> [INSTRUCTIONS FOR THE TASK]: Read the records below. Copy each line where the string "that" occurs.

-- BEGIN DATASET RECORDS --

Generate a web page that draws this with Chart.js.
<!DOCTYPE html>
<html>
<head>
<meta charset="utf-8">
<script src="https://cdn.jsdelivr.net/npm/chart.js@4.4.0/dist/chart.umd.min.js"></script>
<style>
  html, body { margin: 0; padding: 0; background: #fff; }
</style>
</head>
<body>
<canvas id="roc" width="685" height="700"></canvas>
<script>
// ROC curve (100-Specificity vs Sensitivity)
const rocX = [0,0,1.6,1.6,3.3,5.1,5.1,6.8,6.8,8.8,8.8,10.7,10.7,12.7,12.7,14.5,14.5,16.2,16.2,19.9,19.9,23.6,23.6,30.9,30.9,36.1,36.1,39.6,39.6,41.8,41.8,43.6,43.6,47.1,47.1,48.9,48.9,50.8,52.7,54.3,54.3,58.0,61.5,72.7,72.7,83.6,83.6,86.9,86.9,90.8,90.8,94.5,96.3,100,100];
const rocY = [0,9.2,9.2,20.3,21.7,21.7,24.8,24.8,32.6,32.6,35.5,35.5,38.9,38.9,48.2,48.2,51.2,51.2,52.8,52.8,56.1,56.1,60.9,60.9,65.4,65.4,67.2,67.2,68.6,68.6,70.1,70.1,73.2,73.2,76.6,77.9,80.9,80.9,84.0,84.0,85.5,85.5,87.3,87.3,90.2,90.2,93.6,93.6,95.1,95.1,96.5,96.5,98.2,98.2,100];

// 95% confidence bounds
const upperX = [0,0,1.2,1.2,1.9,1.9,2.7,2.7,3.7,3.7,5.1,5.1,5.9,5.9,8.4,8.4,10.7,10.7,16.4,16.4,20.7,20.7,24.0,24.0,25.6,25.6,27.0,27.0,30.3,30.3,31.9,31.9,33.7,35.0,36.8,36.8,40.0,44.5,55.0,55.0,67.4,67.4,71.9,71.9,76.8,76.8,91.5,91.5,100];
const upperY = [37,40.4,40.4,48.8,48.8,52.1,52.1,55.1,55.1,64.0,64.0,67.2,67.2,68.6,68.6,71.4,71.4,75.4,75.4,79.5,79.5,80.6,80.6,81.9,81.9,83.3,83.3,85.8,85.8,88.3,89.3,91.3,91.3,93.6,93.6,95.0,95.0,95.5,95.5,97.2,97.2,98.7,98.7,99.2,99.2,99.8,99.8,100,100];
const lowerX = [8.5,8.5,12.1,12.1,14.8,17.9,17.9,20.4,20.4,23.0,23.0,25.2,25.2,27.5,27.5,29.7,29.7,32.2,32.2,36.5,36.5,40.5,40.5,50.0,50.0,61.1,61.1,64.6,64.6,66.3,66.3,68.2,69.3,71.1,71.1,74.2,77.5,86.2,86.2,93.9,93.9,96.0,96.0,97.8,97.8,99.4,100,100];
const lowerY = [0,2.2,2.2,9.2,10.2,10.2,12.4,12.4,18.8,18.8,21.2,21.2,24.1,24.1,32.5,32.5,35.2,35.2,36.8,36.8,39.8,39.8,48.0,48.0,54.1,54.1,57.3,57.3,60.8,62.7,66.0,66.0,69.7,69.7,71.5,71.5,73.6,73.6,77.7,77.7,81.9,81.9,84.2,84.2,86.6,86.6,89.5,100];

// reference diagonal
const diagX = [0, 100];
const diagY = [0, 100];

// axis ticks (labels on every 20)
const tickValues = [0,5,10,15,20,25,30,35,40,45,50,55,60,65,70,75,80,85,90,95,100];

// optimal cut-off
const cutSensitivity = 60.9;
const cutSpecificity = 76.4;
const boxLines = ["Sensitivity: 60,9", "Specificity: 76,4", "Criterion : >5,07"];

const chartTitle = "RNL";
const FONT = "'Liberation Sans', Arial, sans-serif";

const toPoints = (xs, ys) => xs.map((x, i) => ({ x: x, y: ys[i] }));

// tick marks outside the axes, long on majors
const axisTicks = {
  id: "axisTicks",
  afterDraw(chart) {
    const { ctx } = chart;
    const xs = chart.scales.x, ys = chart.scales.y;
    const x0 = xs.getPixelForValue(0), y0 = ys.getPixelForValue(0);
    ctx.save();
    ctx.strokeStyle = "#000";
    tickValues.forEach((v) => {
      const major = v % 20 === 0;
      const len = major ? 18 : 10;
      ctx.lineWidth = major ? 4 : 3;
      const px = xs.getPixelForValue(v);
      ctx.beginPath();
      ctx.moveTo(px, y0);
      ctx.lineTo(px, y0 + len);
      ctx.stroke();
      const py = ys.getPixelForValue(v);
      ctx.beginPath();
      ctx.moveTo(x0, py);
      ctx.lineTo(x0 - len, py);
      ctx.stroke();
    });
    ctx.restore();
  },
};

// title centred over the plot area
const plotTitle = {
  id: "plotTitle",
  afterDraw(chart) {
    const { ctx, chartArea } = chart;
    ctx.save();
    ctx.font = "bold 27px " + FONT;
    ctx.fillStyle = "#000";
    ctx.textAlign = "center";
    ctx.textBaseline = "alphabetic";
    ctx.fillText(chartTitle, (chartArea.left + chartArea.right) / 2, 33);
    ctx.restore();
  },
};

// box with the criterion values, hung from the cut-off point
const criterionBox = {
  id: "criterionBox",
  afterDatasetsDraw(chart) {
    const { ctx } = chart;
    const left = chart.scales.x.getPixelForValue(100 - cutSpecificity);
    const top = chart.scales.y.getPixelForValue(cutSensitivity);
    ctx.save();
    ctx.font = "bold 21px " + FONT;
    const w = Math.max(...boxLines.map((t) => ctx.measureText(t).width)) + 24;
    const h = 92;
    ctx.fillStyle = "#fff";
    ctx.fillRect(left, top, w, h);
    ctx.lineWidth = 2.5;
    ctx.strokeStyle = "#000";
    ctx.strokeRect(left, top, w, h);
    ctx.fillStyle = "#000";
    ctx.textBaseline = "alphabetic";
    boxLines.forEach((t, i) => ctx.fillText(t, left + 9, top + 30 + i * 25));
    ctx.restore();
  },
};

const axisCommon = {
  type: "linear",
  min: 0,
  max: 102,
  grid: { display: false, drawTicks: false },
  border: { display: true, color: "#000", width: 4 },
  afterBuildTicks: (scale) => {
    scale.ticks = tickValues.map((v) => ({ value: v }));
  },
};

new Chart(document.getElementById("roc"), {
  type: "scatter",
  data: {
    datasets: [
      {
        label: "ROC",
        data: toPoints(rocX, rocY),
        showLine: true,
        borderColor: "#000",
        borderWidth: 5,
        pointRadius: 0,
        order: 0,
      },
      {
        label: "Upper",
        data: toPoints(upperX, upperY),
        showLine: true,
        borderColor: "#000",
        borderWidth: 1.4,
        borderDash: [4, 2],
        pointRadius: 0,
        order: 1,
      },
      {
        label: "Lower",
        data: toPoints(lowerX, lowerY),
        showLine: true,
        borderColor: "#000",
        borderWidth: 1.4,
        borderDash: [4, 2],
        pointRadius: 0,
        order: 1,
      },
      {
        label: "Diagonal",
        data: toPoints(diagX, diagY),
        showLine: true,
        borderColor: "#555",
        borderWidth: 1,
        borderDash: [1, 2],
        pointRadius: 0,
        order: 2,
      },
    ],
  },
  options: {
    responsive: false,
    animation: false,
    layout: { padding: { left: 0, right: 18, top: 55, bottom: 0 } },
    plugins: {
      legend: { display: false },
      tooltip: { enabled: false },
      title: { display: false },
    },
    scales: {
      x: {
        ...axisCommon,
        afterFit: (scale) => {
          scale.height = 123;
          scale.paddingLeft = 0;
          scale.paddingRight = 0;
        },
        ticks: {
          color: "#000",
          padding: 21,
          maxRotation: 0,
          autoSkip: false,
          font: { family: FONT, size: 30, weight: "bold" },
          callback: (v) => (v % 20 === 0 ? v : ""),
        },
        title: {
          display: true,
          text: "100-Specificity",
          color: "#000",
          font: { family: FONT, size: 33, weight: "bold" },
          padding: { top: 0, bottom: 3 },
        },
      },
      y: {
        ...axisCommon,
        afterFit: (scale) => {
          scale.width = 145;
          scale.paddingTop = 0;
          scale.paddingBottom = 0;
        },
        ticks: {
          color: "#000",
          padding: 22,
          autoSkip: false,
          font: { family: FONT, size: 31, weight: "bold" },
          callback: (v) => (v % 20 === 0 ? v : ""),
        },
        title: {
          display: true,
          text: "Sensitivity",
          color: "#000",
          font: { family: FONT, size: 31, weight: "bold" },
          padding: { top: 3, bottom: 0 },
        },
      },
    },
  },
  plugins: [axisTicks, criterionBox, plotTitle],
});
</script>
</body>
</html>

-- END DATASET RECORDS --
-- BEGIN DATASET RECORDS --

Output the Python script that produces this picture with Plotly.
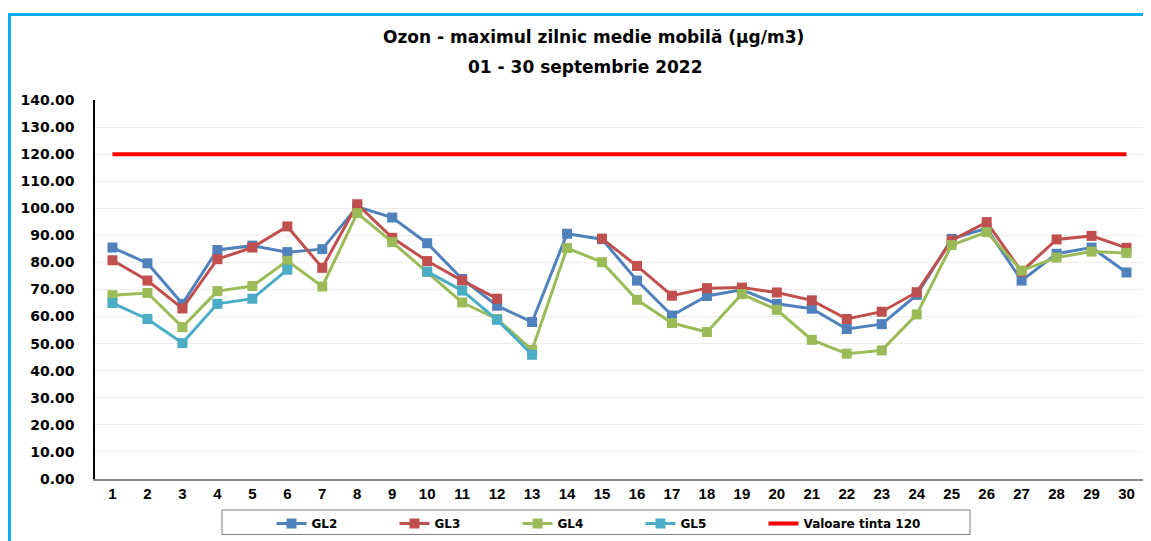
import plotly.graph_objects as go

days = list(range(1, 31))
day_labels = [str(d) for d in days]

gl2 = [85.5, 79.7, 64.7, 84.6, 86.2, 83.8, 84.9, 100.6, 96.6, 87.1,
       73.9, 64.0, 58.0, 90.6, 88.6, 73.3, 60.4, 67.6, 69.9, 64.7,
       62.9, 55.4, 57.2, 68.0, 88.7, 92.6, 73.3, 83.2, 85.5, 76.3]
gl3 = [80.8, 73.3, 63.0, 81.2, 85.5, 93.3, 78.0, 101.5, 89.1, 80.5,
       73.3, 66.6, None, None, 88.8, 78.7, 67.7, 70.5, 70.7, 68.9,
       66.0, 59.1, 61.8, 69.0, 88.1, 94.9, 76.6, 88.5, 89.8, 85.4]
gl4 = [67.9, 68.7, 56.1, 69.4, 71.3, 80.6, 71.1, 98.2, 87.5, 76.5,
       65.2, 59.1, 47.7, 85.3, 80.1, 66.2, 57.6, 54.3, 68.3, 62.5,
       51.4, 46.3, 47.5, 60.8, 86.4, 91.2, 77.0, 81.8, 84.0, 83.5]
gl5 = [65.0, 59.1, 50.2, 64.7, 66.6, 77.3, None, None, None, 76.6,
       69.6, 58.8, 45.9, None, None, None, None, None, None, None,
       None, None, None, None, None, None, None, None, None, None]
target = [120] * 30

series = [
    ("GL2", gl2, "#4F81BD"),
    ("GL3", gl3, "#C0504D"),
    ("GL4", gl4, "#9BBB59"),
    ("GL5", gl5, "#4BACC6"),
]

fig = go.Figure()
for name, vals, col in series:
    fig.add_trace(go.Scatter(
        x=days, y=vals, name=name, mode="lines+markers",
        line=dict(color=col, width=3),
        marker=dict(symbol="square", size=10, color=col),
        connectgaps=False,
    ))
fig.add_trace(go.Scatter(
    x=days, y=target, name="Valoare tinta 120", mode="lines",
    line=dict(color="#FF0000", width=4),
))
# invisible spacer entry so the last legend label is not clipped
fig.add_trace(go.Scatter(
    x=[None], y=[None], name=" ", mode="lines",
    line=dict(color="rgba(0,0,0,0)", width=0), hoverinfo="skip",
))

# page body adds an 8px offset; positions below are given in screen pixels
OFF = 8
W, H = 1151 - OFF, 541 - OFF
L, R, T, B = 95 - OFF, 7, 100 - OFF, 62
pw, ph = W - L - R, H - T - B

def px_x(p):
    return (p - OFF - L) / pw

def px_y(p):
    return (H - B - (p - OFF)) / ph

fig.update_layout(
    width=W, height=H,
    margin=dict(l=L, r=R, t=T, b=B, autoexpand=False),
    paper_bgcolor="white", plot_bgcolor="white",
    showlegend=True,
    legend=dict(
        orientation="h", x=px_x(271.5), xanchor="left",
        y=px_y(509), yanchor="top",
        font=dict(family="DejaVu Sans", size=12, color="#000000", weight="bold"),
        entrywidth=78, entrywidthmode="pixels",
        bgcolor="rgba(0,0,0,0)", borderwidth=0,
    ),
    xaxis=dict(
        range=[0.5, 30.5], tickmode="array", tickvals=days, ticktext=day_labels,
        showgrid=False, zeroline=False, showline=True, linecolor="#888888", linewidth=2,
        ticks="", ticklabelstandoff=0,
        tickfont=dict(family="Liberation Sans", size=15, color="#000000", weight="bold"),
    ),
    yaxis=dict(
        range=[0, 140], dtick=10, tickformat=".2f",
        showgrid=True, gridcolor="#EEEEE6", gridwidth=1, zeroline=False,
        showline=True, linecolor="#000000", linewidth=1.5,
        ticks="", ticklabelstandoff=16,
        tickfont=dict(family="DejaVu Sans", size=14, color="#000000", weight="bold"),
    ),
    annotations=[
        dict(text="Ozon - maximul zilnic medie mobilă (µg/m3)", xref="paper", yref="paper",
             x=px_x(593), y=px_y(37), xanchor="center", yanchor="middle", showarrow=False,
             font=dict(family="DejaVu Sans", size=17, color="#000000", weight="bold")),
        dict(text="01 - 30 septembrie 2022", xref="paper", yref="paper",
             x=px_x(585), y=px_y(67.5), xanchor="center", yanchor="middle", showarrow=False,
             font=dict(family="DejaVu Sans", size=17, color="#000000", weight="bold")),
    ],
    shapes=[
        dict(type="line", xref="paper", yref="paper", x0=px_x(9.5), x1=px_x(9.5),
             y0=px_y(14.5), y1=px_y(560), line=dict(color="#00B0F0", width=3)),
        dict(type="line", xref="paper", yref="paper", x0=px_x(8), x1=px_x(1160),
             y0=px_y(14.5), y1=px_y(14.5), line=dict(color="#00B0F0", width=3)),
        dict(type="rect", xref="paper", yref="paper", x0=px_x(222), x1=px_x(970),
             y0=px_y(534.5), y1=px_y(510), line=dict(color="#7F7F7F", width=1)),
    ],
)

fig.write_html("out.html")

-- END DATASET RECORDS --

> [CORRECT ANSWER]:
Generate a web page that draws this with Chart.js.
Output the Python script that produces this picture with Plotly.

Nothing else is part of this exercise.